An African-American couple pay a high price for their dreams in Middle of Nowhere

The drama of a prisoner and the long-suffering woman/mother/child who waits for him was a cornerstone of the Depression–and Depression-era movies–when life was lived on the margins and the system created miscreants (see: Criminal, They Made Me A).

Indeed, my great-uncle, Robert Tasker, a convict at San Quentin in the early ‘30s, wrote chain-gang and jailhouse movies upon his release. Which sounds like a happy ending, but nobody was waiting for him when he got out; our family turned its back. Even in Hollywood he could never get prison behind him. He never got the credit and money he needed to be comfortable, and either committed suicide or was murdered at age forty-one.

With post-WWII prosperity, prison life became the stuff of subplots, character shading, even comedy. But now that we’re square in the middle of hard times again, here comes Ava DuVernay’s Middle of Nowhere, screening at the Doris Duke Theatre [see Film Blurbs for showtimes]. With this elegant and emotionally resonant film, DuVernay became the first African-American to win Best Director at the Sundance Festival, an award well-deserved. She could well have taken Best Original Screenplay, too, from the way her story quietly but forcefully reverses expectations.

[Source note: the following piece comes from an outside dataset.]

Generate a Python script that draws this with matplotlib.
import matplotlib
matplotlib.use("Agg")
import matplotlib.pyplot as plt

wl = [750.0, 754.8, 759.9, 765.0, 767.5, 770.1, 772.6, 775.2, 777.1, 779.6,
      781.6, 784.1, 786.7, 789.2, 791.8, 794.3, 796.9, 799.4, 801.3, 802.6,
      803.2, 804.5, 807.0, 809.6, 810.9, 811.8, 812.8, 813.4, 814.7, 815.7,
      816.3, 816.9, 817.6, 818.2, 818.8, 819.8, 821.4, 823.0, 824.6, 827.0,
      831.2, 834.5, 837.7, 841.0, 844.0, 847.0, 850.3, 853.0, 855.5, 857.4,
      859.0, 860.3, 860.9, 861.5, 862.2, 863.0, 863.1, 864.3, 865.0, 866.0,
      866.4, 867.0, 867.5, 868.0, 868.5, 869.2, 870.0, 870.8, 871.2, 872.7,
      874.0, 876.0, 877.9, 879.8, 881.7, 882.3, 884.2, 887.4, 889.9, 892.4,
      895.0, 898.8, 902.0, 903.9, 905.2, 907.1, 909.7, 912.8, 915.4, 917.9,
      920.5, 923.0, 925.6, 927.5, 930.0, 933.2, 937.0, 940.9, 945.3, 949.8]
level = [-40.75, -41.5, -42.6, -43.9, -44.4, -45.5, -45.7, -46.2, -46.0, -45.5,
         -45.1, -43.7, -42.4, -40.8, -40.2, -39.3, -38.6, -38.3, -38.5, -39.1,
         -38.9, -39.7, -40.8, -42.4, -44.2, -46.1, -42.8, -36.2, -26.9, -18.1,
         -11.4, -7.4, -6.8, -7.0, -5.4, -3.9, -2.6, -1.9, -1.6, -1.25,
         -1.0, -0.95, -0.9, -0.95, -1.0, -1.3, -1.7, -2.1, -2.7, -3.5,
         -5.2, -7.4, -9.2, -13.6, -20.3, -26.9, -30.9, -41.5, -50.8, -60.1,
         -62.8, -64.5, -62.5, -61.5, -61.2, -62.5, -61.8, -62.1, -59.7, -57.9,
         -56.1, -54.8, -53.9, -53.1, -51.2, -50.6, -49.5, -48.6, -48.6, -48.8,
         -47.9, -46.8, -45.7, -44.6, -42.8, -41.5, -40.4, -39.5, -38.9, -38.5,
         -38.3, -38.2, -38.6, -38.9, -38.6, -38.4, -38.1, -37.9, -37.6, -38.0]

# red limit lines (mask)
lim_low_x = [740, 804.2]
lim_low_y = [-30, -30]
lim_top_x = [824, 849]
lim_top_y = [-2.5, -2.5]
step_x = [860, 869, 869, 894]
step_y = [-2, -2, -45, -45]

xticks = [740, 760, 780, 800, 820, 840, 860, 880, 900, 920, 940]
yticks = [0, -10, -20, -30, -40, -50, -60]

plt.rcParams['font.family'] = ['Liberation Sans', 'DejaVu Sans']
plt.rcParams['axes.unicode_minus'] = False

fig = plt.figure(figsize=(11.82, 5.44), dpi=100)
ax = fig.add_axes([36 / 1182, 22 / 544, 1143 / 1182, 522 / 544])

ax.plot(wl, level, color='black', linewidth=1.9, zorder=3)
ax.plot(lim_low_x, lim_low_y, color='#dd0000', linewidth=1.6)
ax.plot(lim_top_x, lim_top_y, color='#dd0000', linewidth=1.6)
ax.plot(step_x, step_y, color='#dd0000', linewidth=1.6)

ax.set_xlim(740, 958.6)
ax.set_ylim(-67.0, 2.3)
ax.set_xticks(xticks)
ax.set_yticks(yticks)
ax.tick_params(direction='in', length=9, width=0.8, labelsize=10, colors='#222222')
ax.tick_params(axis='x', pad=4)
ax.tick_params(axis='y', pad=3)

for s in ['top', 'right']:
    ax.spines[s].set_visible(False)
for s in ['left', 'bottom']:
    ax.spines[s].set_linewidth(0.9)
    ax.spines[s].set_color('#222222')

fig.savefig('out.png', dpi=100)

Pensively shot, quiet as a reverie in tone, Middle of Nowhere nevertheless doesn’t, ahem, take any prisoners. Derek (Omari Hardwick), the inmate/husband, definitely did something (we won’t know until the end). His wife, Ruby (Emayatzy Corinealdi), an exquisite beauty, believes in him and the Buppie life they once enjoyed. Over his objections, she gives up med school and works as a nurse, regularly visiting him in the penitentiary in desolate Victorville. Stretching herself to the limits of her strength, Ruby makes good on her promise for four long years, until the truth about where the money came from emerges in dribs and drabs that tell us as much about Ruby as they do Derek.

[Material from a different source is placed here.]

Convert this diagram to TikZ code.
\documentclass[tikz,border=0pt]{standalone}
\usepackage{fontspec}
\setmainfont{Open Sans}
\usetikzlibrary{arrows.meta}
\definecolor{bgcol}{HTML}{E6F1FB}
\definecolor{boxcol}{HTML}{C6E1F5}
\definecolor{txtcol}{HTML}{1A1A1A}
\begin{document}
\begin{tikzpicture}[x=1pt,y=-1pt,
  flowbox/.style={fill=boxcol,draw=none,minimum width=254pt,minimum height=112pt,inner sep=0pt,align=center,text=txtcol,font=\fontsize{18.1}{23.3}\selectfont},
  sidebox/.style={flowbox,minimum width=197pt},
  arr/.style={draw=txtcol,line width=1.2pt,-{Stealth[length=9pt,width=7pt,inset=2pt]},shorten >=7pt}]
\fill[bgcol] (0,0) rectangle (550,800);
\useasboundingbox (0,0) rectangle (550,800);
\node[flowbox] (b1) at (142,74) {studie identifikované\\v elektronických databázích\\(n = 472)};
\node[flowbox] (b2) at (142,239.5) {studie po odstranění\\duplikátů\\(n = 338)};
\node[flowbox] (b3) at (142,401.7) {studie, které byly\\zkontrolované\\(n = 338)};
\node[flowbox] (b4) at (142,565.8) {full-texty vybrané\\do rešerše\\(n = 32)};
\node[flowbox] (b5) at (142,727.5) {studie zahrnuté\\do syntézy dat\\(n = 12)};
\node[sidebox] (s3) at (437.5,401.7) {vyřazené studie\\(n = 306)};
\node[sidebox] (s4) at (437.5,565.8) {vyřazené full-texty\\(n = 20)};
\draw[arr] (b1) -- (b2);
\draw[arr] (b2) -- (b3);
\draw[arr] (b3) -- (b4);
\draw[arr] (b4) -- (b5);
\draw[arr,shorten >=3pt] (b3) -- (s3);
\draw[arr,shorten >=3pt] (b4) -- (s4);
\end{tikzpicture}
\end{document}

This is how it could happen to any of us, no matter what our skin color: the comfortable middle-class self-delusion, the overlooked infidelity, the easy decisions (Derek) and martyrdom (Ruby) we embrace to avoid having to choose our own future. But this is also an exacting portrait of contemporary African-American life. It’s not an inner city actioner like The Wire or Boyz n the Hood. Its maturity and steadiness bear comparison to L.A.’s great African-American cinematic poet, Charles Burnett.

Toward the end, when Ruby finds herself tentatively exploring life with a sensitive man who drives the bus on her route, she warns him she likes indie movies. “I can swing with subtitles,” he replies. Far from clashing with the previous scenes of barbed wire enclosures, pat searches and probation hearings, the affirmation of art in the lives of anyone, no matter what their social or economic status, lights up our understanding of what we see. It’s a daring moment that throws open the windows of the soul.

But the honesty of Nowhere ultimately asks a deeper question: what are our obligations to those we loved before the storm broke and tore our lives apart?